Pseudonym reason number two: prevention of future embarrassment. In the Internet age everything we write, whether it is on the web or in book form, follows us for the indefinite future. Sometime in the future you will interview for a job and your employer will do a quick Google search to see if there is anything strange in your past. By writing your self published books under a pseudonym you reduce the chances that a future employer will find something that would disqualify you from working for the employer. For example, imagine that you write a book criticizing global warming as being a massive, conspiratorial scam; then, years later, you have a change of heart and become an advocate of fighting global warming. You seek a position with an organization that lobbies for anti-global-warming legilsation. In that situation you would not want the organization to discover your earlier writings. As long as you wrote them under a pseudonym, that would probably not be a problem.
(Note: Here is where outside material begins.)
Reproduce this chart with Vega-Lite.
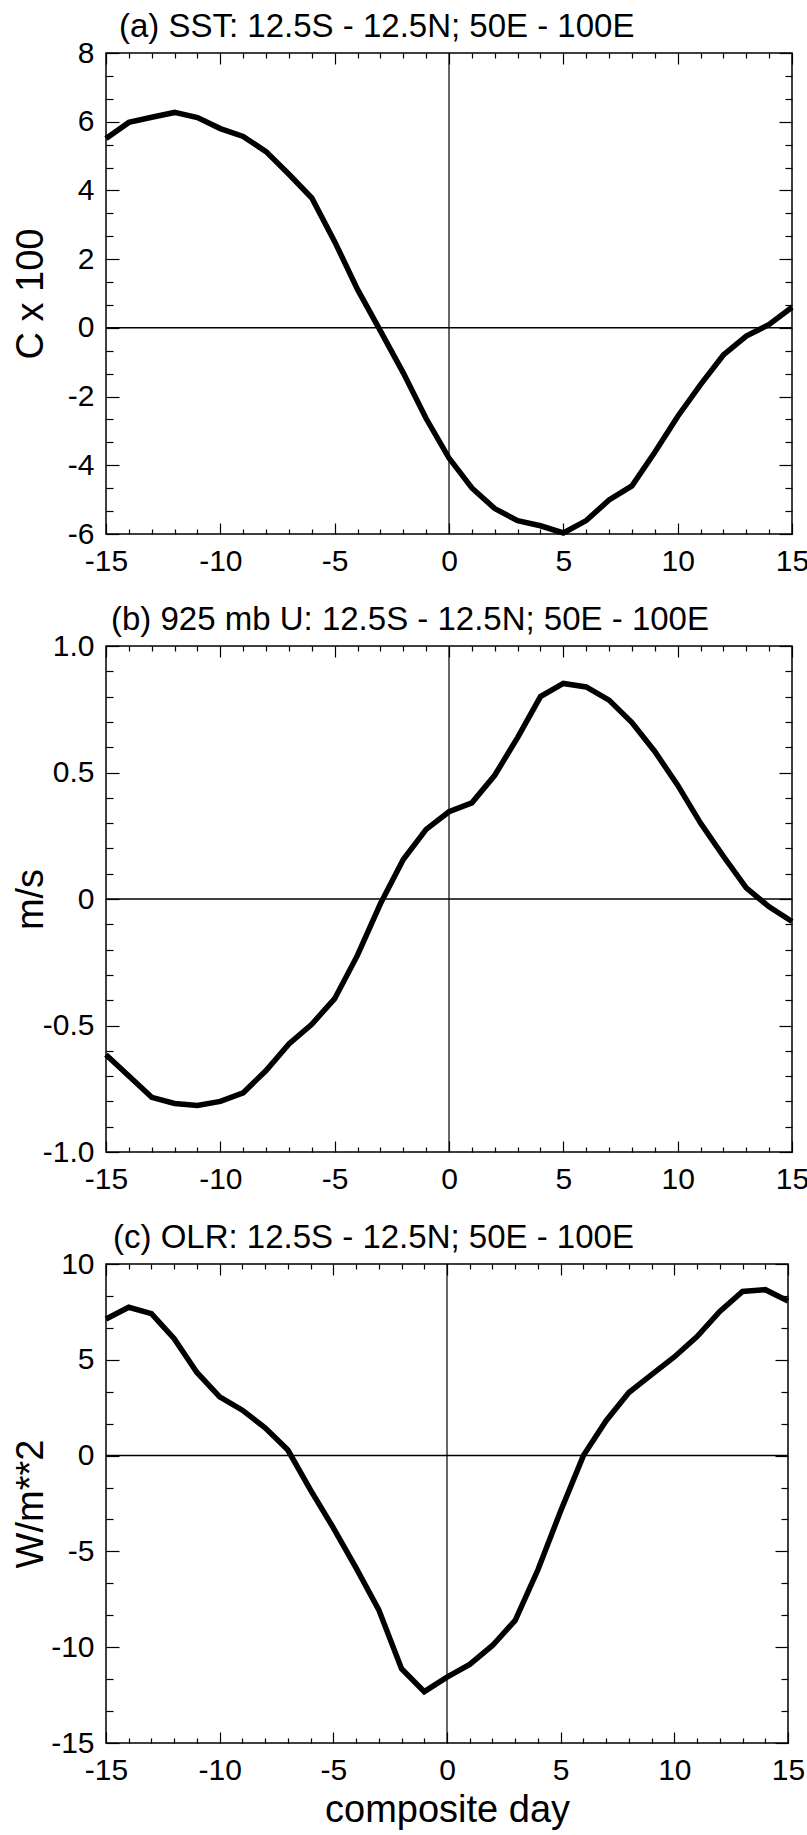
{
  "$schema": "https://vega.github.io/schema/vega-lite/v6.json",
  "padding": {"left": 11, "top": 10, "right": 0, "bottom": 0},
  "background": "white",
  "spacing": 20,
  "config": {
    "font": "Liberation Sans",
    "view": {"stroke": "black", "strokeWidth": 1.5},
    "axis": {
      "domain": false, "grid": false,
      "labelFont": "Liberation Sans", "labelFontSize": 30, "labelColor": "black",
      "tickColor": "black", "tickWidth": 1.2,
      "labelFlush": false, "labelOverlap": false, "labelBound": false,
      "titleFont": "Liberation Sans", "titleFontSize": 38, "titleFontWeight": "normal", "titleColor": "black"
    },
    "title": {"font": "Liberation Sans", "fontSize": 33, "fontWeight": "normal", "anchor": "start", "frame": "group", "color": "black", "offset": -6, "baseline": "alphabetic"}
  },
  "datasets": {
    "sst": [
      {"day": -15, "value": 5.51}, {"day": -14, "value": 5.98}, {"day": -13, "value": 6.13}, {"day": -12, "value": 6.27},
      {"day": -11, "value": 6.12}, {"day": -10, "value": 5.8}, {"day": -9, "value": 5.57}, {"day": -8, "value": 5.13},
      {"day": -7, "value": 4.47}, {"day": -6, "value": 3.78}, {"day": -5, "value": 2.51}, {"day": -4, "value": 1.12},
      {"day": -3, "value": -0.09}, {"day": -2, "value": -1.31}, {"day": -1, "value": -2.64}, {"day": 0, "value": -3.79},
      {"day": 1, "value": -4.66}, {"day": 2, "value": -5.26}, {"day": 3, "value": -5.61}, {"day": 4, "value": -5.76},
      {"day": 5, "value": -5.97}, {"day": 6, "value": -5.61}, {"day": 7, "value": -5.01}, {"day": 8, "value": -4.6},
      {"day": 9, "value": -3.62}, {"day": 10, "value": -2.58}, {"day": 11, "value": -1.65}, {"day": 12, "value": -0.79},
      {"day": 13, "value": -0.24}, {"day": 14, "value": 0.1}, {"day": 15, "value": 0.6}
    ],
    "u925": [
      {"day": -15, "value": -0.616}, {"day": -14, "value": -0.7}, {"day": -13, "value": -0.784}, {"day": -12, "value": -0.808},
      {"day": -11, "value": -0.816}, {"day": -10, "value": -0.8}, {"day": -9, "value": -0.766}, {"day": -8, "value": -0.678},
      {"day": -7, "value": -0.573}, {"day": -6, "value": -0.495}, {"day": -5, "value": -0.394}, {"day": -4, "value": -0.222},
      {"day": -3, "value": -0.019}, {"day": -2, "value": 0.156}, {"day": -1, "value": 0.275}, {"day": 0, "value": 0.345},
      {"day": 1, "value": 0.38}, {"day": 2, "value": 0.489}, {"day": 3, "value": 0.638}, {"day": 4, "value": 0.8},
      {"day": 5, "value": 0.852}, {"day": 6, "value": 0.838}, {"day": 7, "value": 0.786}, {"day": 8, "value": 0.697},
      {"day": 9, "value": 0.583}, {"day": 10, "value": 0.45}, {"day": 11, "value": 0.3}, {"day": 12, "value": 0.169},
      {"day": 13, "value": 0.044}, {"day": 14, "value": -0.031}, {"day": 15, "value": -0.089}
    ],
    "olr": [
      {"day": -15, "value": 7.13}, {"day": -14, "value": 7.74}, {"day": -13, "value": 7.41}, {"day": -12, "value": 6.1},
      {"day": -11, "value": 4.34}, {"day": -10, "value": 3.07}, {"day": -9, "value": 2.37}, {"day": -8, "value": 1.45},
      {"day": -7, "value": 0.29}, {"day": -6, "value": -1.8}, {"day": -5, "value": -3.77}, {"day": -4, "value": -5.86},
      {"day": -3, "value": -8.05}, {"day": -2, "value": -11.12}, {"day": -1, "value": -12.32}, {"day": 0, "value": -11.56},
      {"day": 1, "value": -10.9}, {"day": 2, "value": -9.91}, {"day": 3, "value": -8.6}, {"day": 4, "value": -5.96},
      {"day": 5, "value": -2.89}, {"day": 6, "value": 0.0}, {"day": 7, "value": 1.82}, {"day": 8, "value": 3.29},
      {"day": 9, "value": 4.23}, {"day": 10, "value": 5.15}, {"day": 11, "value": 6.21}, {"day": 12, "value": 7.52},
      {"day": 13, "value": 8.57}, {"day": 14, "value": 8.66}, {"day": 15, "value": 8.07}
    ]
  },
  "vconcat": [
    {
      "title": {"text": "(a) SST: 12.5S - 12.5N; 50E - 100E", "dx": 13},
      "width": 686, "height": 481,
      "resolve": {"axis": {"x": "independent", "y": "independent"}},
      "layer": [
        {
          "data": {"values": [{}]},
          "mark": {"type": "rule", "color": "black", "strokeWidth": 1.5},
          "encoding": {"y": {"datum": 0, "type": "quantitative", "axis": null}}
        },
        {
          "data": {"values": [{}]},
          "mark": {"type": "rule", "color": "black", "strokeWidth": 1.2},
          "encoding": {"x": {"datum": 0, "type": "quantitative", "axis": null}}
        },
        {
          "data": {"name": "sst"},
          "mark": {"type": "line", "color": "black", "strokeWidth": 5.5},
          "encoding": {
            "x": {"field": "day", "type": "quantitative", "scale": {"domain": [-15, 15], "nice": false, "zero": false},
              "axis": {"orient": "bottom", "title": null,
                "values": [-15,-14,-13,-12,-11,-10,-9,-8,-7,-6,-5,-4,-3,-2,-1,0,1,2,3,4,5,6,7,8,9,10,11,12,13,14,15],
                "tickSize": {"condition": {"test": "datum.value % 5 === 0", "value": -11}, "value": -5},
                "labelPadding": 23,
                "labelExpr": "datum.value % 5 === 0 ? '' + datum.value : ''"}},
            "y": {"field": "value", "type": "quantitative", "scale": {"domain": [-6, 8], "nice": false, "zero": false},
              "axis": {"orient": "left", "title": "C x 100", "titleX": -75, "titleY": 240.5, "titleAngle": -90, "titleAlign": "center", "titleBaseline": "middle",
                "values": [-6,-5.3333,-4.6667,-4,-3.3333,-2.6667,-2,-1.3333,-0.6667,0,0.6667,1.3333,2,2.6667,3.3333,4,4.6667,5.3333,6,6.6667,7.3333,8],
                "tickSize": {"condition": {"test": "abs(datum.value - round(datum.value)) < 0.01", "value": -13}, "value": -7},
                "labelPadding": 25,
                "labelExpr": "abs(datum.value - round(datum.value)) < 0.01 ? '' + round(datum.value) : ''"}}
          }
        },
        {
          "data": {"name": "sst"},
          "mark": {"type": "line", "opacity": 0},
          "encoding": {
            "x": {"field": "day", "type": "quantitative",
              "axis": {"orient": "top", "title": null, "labels": false,
                "values": [-15,-14,-13,-12,-11,-10,-9,-8,-7,-6,-5,-4,-3,-2,-1,0,1,2,3,4,5,6,7,8,9,10,11,12,13,14,15],
                "tickSize": {"condition": {"test": "datum.value % 5 === 0", "value": -11}, "value": -5}}},
            "y": {"field": "value", "type": "quantitative",
              "axis": {"orient": "right", "title": null, "labels": false,
                "values": [-6,-5.3333,-4.6667,-4,-3.3333,-2.6667,-2,-1.3333,-0.6667,0,0.6667,1.3333,2,2.6667,3.3333,4,4.6667,5.3333,6,6.6667,7.3333,8],
                "tickSize": {"condition": {"test": "abs(datum.value - round(datum.value)) < 0.01", "value": -13}, "value": -7}}}
          }
        }
      ]
    },
    {
      "title": {"text": "(b) 925 mb U: 12.5S - 12.5N; 50E - 100E", "dx": 5},
      "width": 686, "height": 506,
      "resolve": {"axis": {"x": "independent", "y": "independent"}},
      "layer": [
        {
          "data": {"values": [{}]},
          "mark": {"type": "rule", "color": "black", "strokeWidth": 1.5},
          "encoding": {"y": {"datum": 0, "type": "quantitative", "axis": null}}
        },
        {
          "data": {"values": [{}]},
          "mark": {"type": "rule", "color": "black", "strokeWidth": 1.2},
          "encoding": {"x": {"datum": 0, "type": "quantitative", "axis": null}}
        },
        {
          "data": {"name": "u925"},
          "mark": {"type": "line", "color": "black", "strokeWidth": 5.5},
          "encoding": {
            "x": {"field": "day", "type": "quantitative", "scale": {"domain": [-15, 15], "nice": false, "zero": false},
              "axis": {"orient": "bottom", "title": null,
                "values": [-15,-14,-13,-12,-11,-10,-9,-8,-7,-6,-5,-4,-3,-2,-1,0,1,2,3,4,5,6,7,8,9,10,11,12,13,14,15],
                "tickSize": {"condition": {"test": "datum.value % 5 === 0", "value": -11}, "value": -5},
                "labelPadding": 23,
                "labelExpr": "datum.value % 5 === 0 ? '' + datum.value : ''"}},
            "y": {"field": "value", "type": "quantitative", "scale": {"domain": [-1, 1], "nice": false, "zero": false},
              "axis": {"orient": "left", "title": "m/s", "titleX": -75, "titleY": 253, "titleAngle": -90, "titleAlign": "center", "titleBaseline": "middle",
                "values": [-1,-0.9,-0.8,-0.7,-0.6,-0.5,-0.4,-0.3,-0.2,-0.1,0,0.1,0.2,0.3,0.4,0.5,0.6,0.7,0.8,0.9,1],
                "tickSize": {"condition": {"test": "abs(datum.value*2 - round(datum.value*2)) < 0.01", "value": -13}, "value": -7},
                "labelPadding": 25,
                "labelExpr": "abs(datum.value*2 - round(datum.value*2)) < 0.01 ? (abs(datum.value) < 0.01 ? '0' : (datum.value < 0 ? '-' : '') + format(abs(datum.value), '.1f')) : ''"}}
          }
        },
        {
          "data": {"name": "u925"},
          "mark": {"type": "line", "opacity": 0},
          "encoding": {
            "x": {"field": "day", "type": "quantitative",
              "axis": {"orient": "top", "title": null, "labels": false,
                "values": [-15,-14,-13,-12,-11,-10,-9,-8,-7,-6,-5,-4,-3,-2,-1,0,1,2,3,4,5,6,7,8,9,10,11,12,13,14,15],
                "tickSize": {"condition": {"test": "datum.value % 5 === 0", "value": -11}, "value": -5}}},
            "y": {"field": "value", "type": "quantitative",
              "axis": {"orient": "right", "title": null, "labels": false,
                "values": [-1,-0.9,-0.8,-0.7,-0.6,-0.5,-0.4,-0.3,-0.2,-0.1,0,0.1,0.2,0.3,0.4,0.5,0.6,0.7,0.8,0.9,1],
                "tickSize": {"condition": {"test": "abs(datum.value*2 - round(datum.value*2)) < 0.01", "value": -13}, "value": -7}}}
          }
        }
      ]
    },
    {
      "title": {"text": "(c) OLR: 12.5S - 12.5N; 50E - 100E", "dx": 7},
      "width": 682, "height": 479,
      "resolve": {"axis": {"x": "independent", "y": "independent"}},
      "layer": [
        {
          "data": {"values": [{}]},
          "mark": {"type": "rule", "color": "black", "strokeWidth": 1.5},
          "encoding": {"y": {"datum": 0, "type": "quantitative", "axis": null}}
        },
        {
          "data": {"values": [{}]},
          "mark": {"type": "rule", "color": "black", "strokeWidth": 1.2},
          "encoding": {"x": {"datum": 0, "type": "quantitative", "axis": null}}
        },
        {
          "data": {"name": "olr"},
          "mark": {"type": "line", "color": "black", "strokeWidth": 5.5},
          "encoding": {
            "x": {"field": "day", "type": "quantitative", "scale": {"domain": [-15, 15], "nice": false, "zero": false},
              "axis": {"orient": "bottom", "title": "composite day", "titlePadding": 0,
                "values": [-15,-14,-13,-12,-11,-10,-9,-8,-7,-6,-5,-4,-3,-2,-1,0,1,2,3,4,5,6,7,8,9,10,11,12,13,14,15],
                "tickSize": {"condition": {"test": "datum.value % 5 === 0", "value": -11}, "value": -5},
                "labelPadding": 23,
                "labelExpr": "datum.value % 5 === 0 ? '' + datum.value : ''"}},
            "y": {"field": "value", "type": "quantitative", "scale": {"domain": [-15, 10], "nice": false, "zero": false},
              "axis": {"orient": "left", "title": "W/m**2", "titleX": -75, "titleY": 239.5, "titleAngle": -90, "titleAlign": "center", "titleBaseline": "middle",
                "values": [-15,-13.3333,-11.6667,-10,-8.3333,-6.6667,-5,-3.3333,-1.6667,0,1.6667,3.3333,5,6.6667,8.3333,10],
                "tickSize": {"condition": {"test": "abs(datum.value/5 - round(datum.value/5)) < 0.01", "value": -13}, "value": -7},
                "labelPadding": 25,
                "labelExpr": "abs(datum.value/5 - round(datum.value/5)) < 0.01 ? '' + round(datum.value) : ''"}}
          }
        },
        {
          "data": {"name": "olr"},
          "mark": {"type": "line", "opacity": 0},
          "encoding": {
            "x": {"field": "day", "type": "quantitative",
              "axis": {"orient": "top", "title": null, "labels": false,
                "values": [-15,-14,-13,-12,-11,-10,-9,-8,-7,-6,-5,-4,-3,-2,-1,0,1,2,3,4,5,6,7,8,9,10,11,12,13,14,15],
                "tickSize": {"condition": {"test": "datum.value % 5 === 0", "value": -11}, "value": -5}}},
            "y": {"field": "value", "type": "quantitative",
              "axis": {"orient": "right", "title": null, "labels": false,
                "values": [-15,-13.3333,-11.6667,-10,-8.3333,-6.6667,-5,-3.3333,-1.6667,0,1.6667,3.3333,5,6.6667,8.3333,10],
                "tickSize": {"condition": {"test": "abs(datum.value/5 - round(datum.value/5)) < 0.01", "value": -13}, "value": -7}}}
          }
        }
      ]
    }
  ]
}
Pseudonym reason number three: branding an author name. I suspect there are very few authors who are interested in only one type of book. For example, Agatha Christie wrote dozens and dozens of mystery novels, but I bet she read her fair share of science fiction and romances, as well. She might even have been interested in writing a science fiction or romance novel, but her name was so tightly associated with mystery novels that she could not realistically have done that. Very few authors are able to succeed in multiple genres, partly because they become pigeonholed into the genre that makes them successful. If you write under a pseudonym, though, you can enter as many genres as you like. You could develop different brands by using different pseudonyms. For example, John Smith could be the name you use when you write science fiction books, while Albert Jones is the name that you use to write horror suspense novels. Using pseudonyms in this way will avoid confusion by readers when you choose to write in a new or different genre.
These are three of the top reasons why self published authors write under a pseudonym. There are undoubtedly many more. For centuries authors have chosen to write under pseudonyms and that practice is likely to continue for the indefinite future.